The “uncontrolled” growth of industrial farming of livestock and poultry in Spain is causing water pollution from nitrates to soar, Greenpeace warned in a new report on Thursday.

Greenpeace sounds alarm over Spain's 'poisonous mega farms'
Pollution from hundreds of intensive pig farms played a major role in the collapse of Murcia Mar Menor saltwater lagoon.
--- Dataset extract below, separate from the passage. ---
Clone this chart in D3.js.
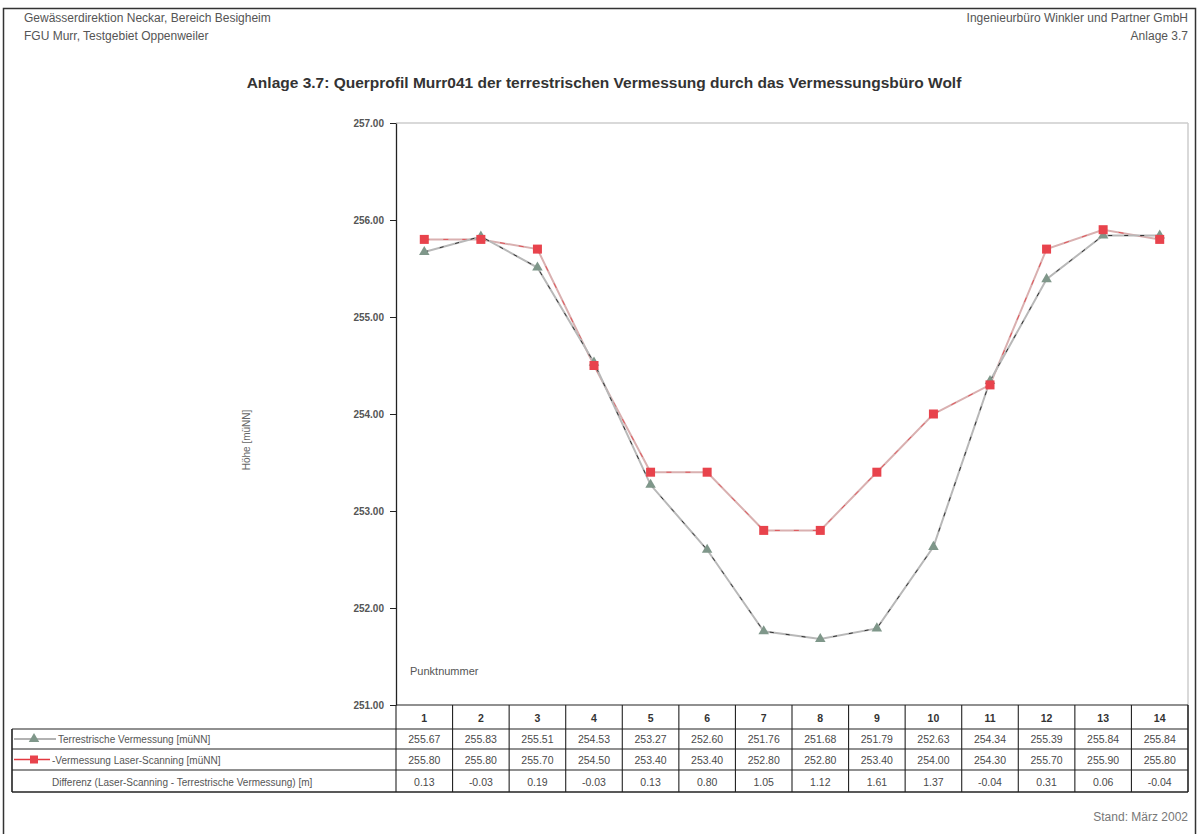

Photo: JOSEP LAGO / AFP

The number of farm animals raised in Spain has jumped by more than a third since 2015 to around 560 million in 2020, it said in the report entitled “Mega farms, poison for rural Spain”.

This “excessive and uncontrolled expansion of industrial animal farming” has had a “serious impact on water pollution from nitrates”, it said.

Three-quarters of Spain’s water tables have seen pollution from nitrates increase between 2016 and 2019, the report said citing Spanish government figures.

Nearly 29 percent of the country’s water tables had more than the amount of nitrate considered safe for drinking, according to a survey carried out by Greenpeace across Spain between April and September.

The environmental group said the government was not doing enough.

It pointed out that the amount of land deemed an “area vulnerable to nitrates” has risen to 12 million hectares in 2021, or 24 percent of Spain’s land mass, from around eight million hectares a decade ago, yet industrial farming has continued to grow.

“It is paradoxical to declare more and more areas vulnerable to nitrates”, but at the same time allow a “disproportionate rise” in the number of livestock on farms, Greenpeace said.

Pollution from hundreds of intensive pig farms played a major role in the collapse of one of Europe’s largest saltwater lagoons, the Mar Menor in Spain’s southeast, according to a media investigation published earlier this week.

Scientists blamed decades of nitrate-laden runoffs for triggering vast blooms of algae that had depleted the water of the lagoon of oxygen, leaving fish suffocating underwater.

Two environmental groups submitted a formal complaint in early October to the European Union over Spain’s failure to protect the lagoon.